Obvious again, these proposals weren’t well received by banks; market benchmarks being out of sync with their retail deposit funding base being the most important reason. Polite banks said the MCLR regime needed more time to settle down. Acknowledging this, on February 7, 2018, RBI announced harmonising of base rate calculations with MCLR from April this year; it underlined it was ‘not equalising the MCLR with Base rate’ but ‘harmonising’. Of course, the banks ‘agreed’ to ‘harmonise’ because in the distance they foresaw MCLRs rising; several had already raised deposit rates. So old, fixed-rate liabilities, maturing and otherwise, would be closer to rising MCLRs anyway, which would narrow the discrimination across new and old borrowers!

But the sluggish, slow response will return in the next phase of monetary easing. And the new outcome can once again be predicted: the same as before! Just a matter of time. Or cycles? It should have been clear to the central bank it is plumbing at the wrong pipe joint. Given banks’ funding structure, there is no way it can set the lending rate structure.
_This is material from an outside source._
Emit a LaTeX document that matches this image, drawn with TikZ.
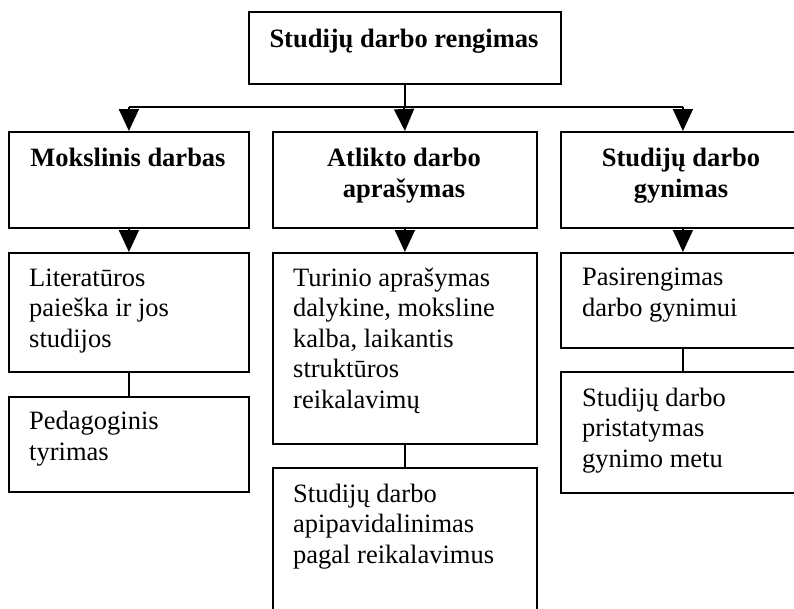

If banks have to remain in business, they will factor in costs, vary risk premiums, no matter what kind of costs and formulas dictated by the central bank. RBI must stick to market principles, examine what obstructs smooth transmission. Attention to faults in market functioning, design and structures might serve its cause better. Can it build market structures similar to US, Europe and elsewhere if it wants market benchmarks and similar transmission effects? How can it shift Indian banks to non-retail deposit funds? Can it provide incentives, change regulations for banks to mobilise wholesale, bulk deposits in sufficient volumes to enable decent credit growth on the asset side? How can it change savers’ preferences as these are? How can it address the accompanying risks?

The irony here is that RBI, while flaunting its ambition to match global peers, as in adopting inflation targeting, is flouting the very basic tenets of market functioning, at the core of efficiency gains in intermediation. The central bank should know it is fighting an unwinnable battle despite mounting scale of interventions. Its own analyses record that in almost all countries it surveyed there was high elasticity of prime lending rates to deposit costs. That is the reason why RBI has been unable to fix the flow of its policy signals to the crucial credit market segment. Its actions to browbeat banks into submission can only increase uncertainty and distrust at a time when banks are under constant scrutiny for each of their past actions!